Performance Evaluation
1. General Evaluation

The Nomination Committee will

(i) arrange a performance evaluation of the Board, its Committees, individual Directors and senior executives on an annual basis; and

(ii) conduct an annual review of the role of the Board, assess the performance of the Board over the previous 12 months and examine ways of assisting the Board in performing its duties more effectively, including:

(A) comparing the performance of the Board with the requirements of its Charter;

(B) examination of the Board’s interaction with management;

(C) considering nature of information provided to the Board by management; and

(D) evaluating management’s performance in assisting the Board to meet its objectives.
 
 
2. Committee Evaluations

(i) A similar review to that carried out by the Nomination Committee will be conducted for each Committee by the Board with the aim of assessing the performance of each Committee and identifying areas where improvements can be made.

(ii) The Remuneration Committee will oversee the performance evaluation of the executive team. This evaluation is based on specific criteria, including the business performance of the Company and its subsidiaries, whether strategic objectives are being achieved and the development of management and personnel.
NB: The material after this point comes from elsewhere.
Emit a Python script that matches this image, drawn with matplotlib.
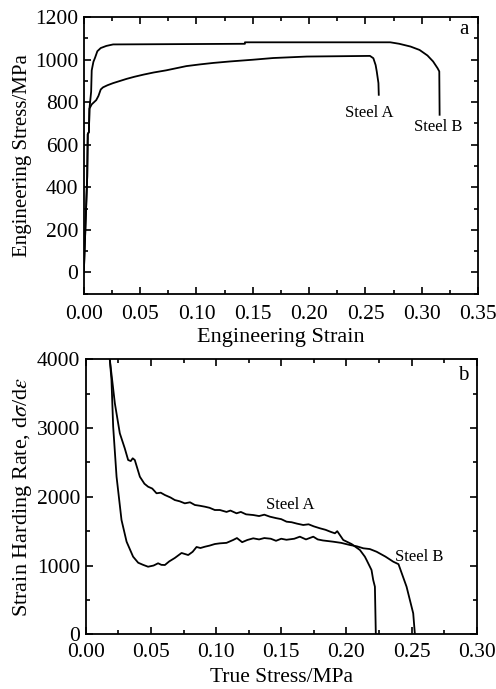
import numpy as np
import matplotlib.pyplot as plt
from matplotlib.ticker import MultipleLocator

plt.rcParams['font.family'] = ['Liberation Serif', 'DejaVu Serif']
plt.rcParams['mathtext.fontset'] = 'stix'

# ── Panel a: engineering stress-strain ────────────────────────────────────────
strain_a = [0, 0.001, 0.002, 0.003, 0.0035, 0.0045, 0.005, 0.007, 0.009, 0.011,
            0.013, 0.015, 0.017, 0.021, 0.026, 0.032, 0.038, 0.045, 0.053, 0.062,
            0.073, 0.082, 0.091, 0.103, 0.115, 0.13, 0.15, 0.168, 0.198, 0.254,
            0.257, 0.259, 0.260, 0.2615, 0.2618]
stress_a = [0, 150, 300, 450, 650, 660, 770, 790, 800, 810,
            830, 860, 870, 880, 890, 900, 910, 920, 930, 940,
            950, 960, 970, 978, 985, 992, 1000, 1008, 1015, 1018,
            1007, 975, 945, 890, 835]

strain_b = [0, 0.001, 0.002, 0.003, 0.0035, 0.0045, 0.005, 0.0065, 0.007, 0.0085,
            0.010, 0.012, 0.015, 0.020, 0.026, 0.143, 0.143, 0.272, 0.28, 0.29,
            0.298, 0.305, 0.310, 0.314, 0.3155, 0.3158]
stress_b = [0, 150, 300, 450, 650, 660, 770, 850, 950, 990,
            1010, 1040, 1055, 1065, 1072, 1075, 1082, 1082, 1075, 1062,
            1046, 1020, 992, 960, 945, 741]

# ── Panel b: strain hardening rate ────────────────────────────────────────────
ts_a = [0.0184, 0.0223, 0.0261, 0.0299, 0.0325, 0.0345, 0.0360, 0.0376, 0.0415, 0.0450,
        0.0478, 0.0510, 0.0543, 0.0575, 0.0607, 0.0650, 0.0683, 0.0720, 0.0760, 0.0800,
        0.0837, 0.0875, 0.0914, 0.0950, 0.0990, 0.1029, 0.1080, 0.1110, 0.1157, 0.1190,
        0.1230, 0.1285, 0.1330, 0.1370, 0.1413, 0.1460, 0.1500, 0.1541, 0.1580, 0.1620,
        0.1669, 0.1710, 0.1750, 0.1797, 0.1840, 0.1880, 0.1912, 0.1930, 0.1976, 0.2040,
        0.2104, 0.2142, 0.2155, 0.2193, 0.2206, 0.2219, 0.2226]
rate_a = [4000, 3359, 2924, 2705, 2535, 2520, 2560, 2535, 2292, 2190,
          2147, 2120, 2051, 2060, 2026, 1990, 1953, 1935, 1905, 1920,
          1881, 1870, 1856, 1840, 1808, 1808, 1780, 1800, 1760, 1780,
          1745, 1735, 1720, 1740, 1711, 1690, 1675, 1638, 1630, 1610,
          1590, 1600, 1570, 1542, 1520, 1490, 1469, 1500, 1372, 1313,
          1226, 1129, 1081, 935, 790, 692, 0]

ts_b = [0.0184, 0.0197, 0.0210, 0.0236, 0.0274, 0.0313, 0.0363, 0.0402, 0.0440, 0.0478,
        0.0520, 0.0555, 0.0580, 0.0607, 0.0640, 0.0683, 0.0735, 0.0786, 0.0820, 0.0850,
        0.0880, 0.0914, 0.0950, 0.0990, 0.1029, 0.1080, 0.1131, 0.1160, 0.1200, 0.1240,
        0.1285, 0.1330, 0.1370, 0.1420, 0.1460, 0.1500, 0.1540, 0.1600, 0.1643, 0.1690,
        0.1746, 0.1780, 0.1820, 0.1899, 0.1960, 0.2027, 0.2080, 0.2130, 0.2180, 0.2232,
        0.2300, 0.2360, 0.2400, 0.2462, 0.2513, 0.2526]
rate_b = [4000, 3700, 3020, 2292, 1663, 1347, 1129, 1041, 1010, 983,
          1000, 1033, 1010, 1008, 1060, 1110, 1183, 1153, 1200, 1270,
          1255, 1274, 1290, 1313, 1323, 1330, 1372, 1400, 1340, 1372,
          1396, 1380, 1400, 1390, 1360, 1390, 1375, 1390, 1420, 1380,
          1420, 1380, 1365, 1347, 1330, 1299, 1280, 1251, 1240, 1201,
          1130, 1056, 1020, 692, 305, 0]

fig = plt.figure(figsize=(4.96, 6.89), dpi=100)
ax1 = fig.add_axes([0.169, 0.574, 0.795, 0.401])
ax2 = fig.add_axes([0.173, 0.0794, 0.788, 0.3991])

lw = 1.3
ax1.plot(strain_a, stress_a, color='black', lw=lw)
ax1.plot(strain_b, stress_b, color='black', lw=lw)
ax1.set_xlim(0, 0.35)
ax1.set_ylim(-100, 1200)
ax1.xaxis.set_major_locator(MultipleLocator(0.05))
ax1.xaxis.set_minor_locator(MultipleLocator(0.025))
ax1.yaxis.set_major_locator(MultipleLocator(200))
ax1.yaxis.set_minor_locator(MultipleLocator(100))
ax1.xaxis.set_major_formatter(lambda v, p: f'{v:.2f}')
ax1.set_xlabel('Engineering Strain', fontsize=16, labelpad=3)
ax1.set_ylabel('Engineering Stress/MPa', fontsize=15, labelpad=2)
ax1.text(0.253, 749, 'Steel A', fontsize=12, ha='center', va='center')
ax1.text(0.3145, 682, 'Steel B', fontsize=12, ha='center', va='center')
ax1.text(0.337, 1140, 'a', fontsize=15, ha='center', va='center')

ax2.plot(ts_a, rate_a, color='black', lw=lw)
ax2.plot(ts_b, rate_b, color='black', lw=lw)
ax2.set_xlim(0, 0.30)
ax2.set_ylim(0, 4000)
ax2.xaxis.set_major_locator(MultipleLocator(0.05))
ax2.xaxis.set_minor_locator(MultipleLocator(0.025))
ax2.yaxis.set_major_locator(MultipleLocator(1000))
ax2.yaxis.set_minor_locator(MultipleLocator(500))
ax2.xaxis.set_major_formatter(lambda v, p: f'{v:.2f}')
ax2.set_xlabel('True Stress/MPa', fontsize=15.5, labelpad=4)
ax2.set_ylabel(r'Strain Harding Rate, d$\sigma$/d$\varepsilon$', fontsize=16, labelpad=2)
ax2.text(0.157, 1881, 'Steel A', fontsize=12, ha='center', va='center')
ax2.text(0.256, 1130, 'Steel B', fontsize=12, ha='center', va='center')
ax2.text(0.29, 3770, 'b', fontsize=15, ha='center', va='center')

for ax in (ax1, ax2):
    ax.tick_params(which='both', direction='in', top=True, right=True,
                   labelsize=15.5, width=1.2)
    ax.tick_params(which='major', length=5)
    ax.tick_params(which='minor', length=3)
    for s in ax.spines.values():
        s.set_linewidth(1.3)
ax1.tick_params(axis='x', which='major', pad=8)
ax1.tick_params(axis='y', which='major', pad=4)
ax2.tick_params(axis='x', which='major', pad=6.5)
ax2.tick_params(axis='y', which='major', pad=4)

fig.savefig('out.png', dpi=100)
(iii) The Nomination Committee and Remuneration Committee must disclose whether or not the relevant annual performance evaluations have been conducted.

 
 
 
Continuous disclosure
1. General
The Company is committed to:

(a) ensuring that shareholders and the market are provided with full and timely information about its activities;

(b) complying with the continuous disclosure obligations contained in the ASX Listing Rules and the applicable sections of the Corporations Act 2001 (Cth); and

(c) providing equal opportunity for all stakeholders to receive externally available information issued by the Company in a timely manner.

 

 
2. ASX Listing Rules
The general rule, in accordance with ASX Listing Rule 3.1, is that once the Company becomes aware of any information concerning it that a reasonable person would expect to have a material effect on the price of value of the Company’s securities, the Company must immediately disclose that information to the ASX.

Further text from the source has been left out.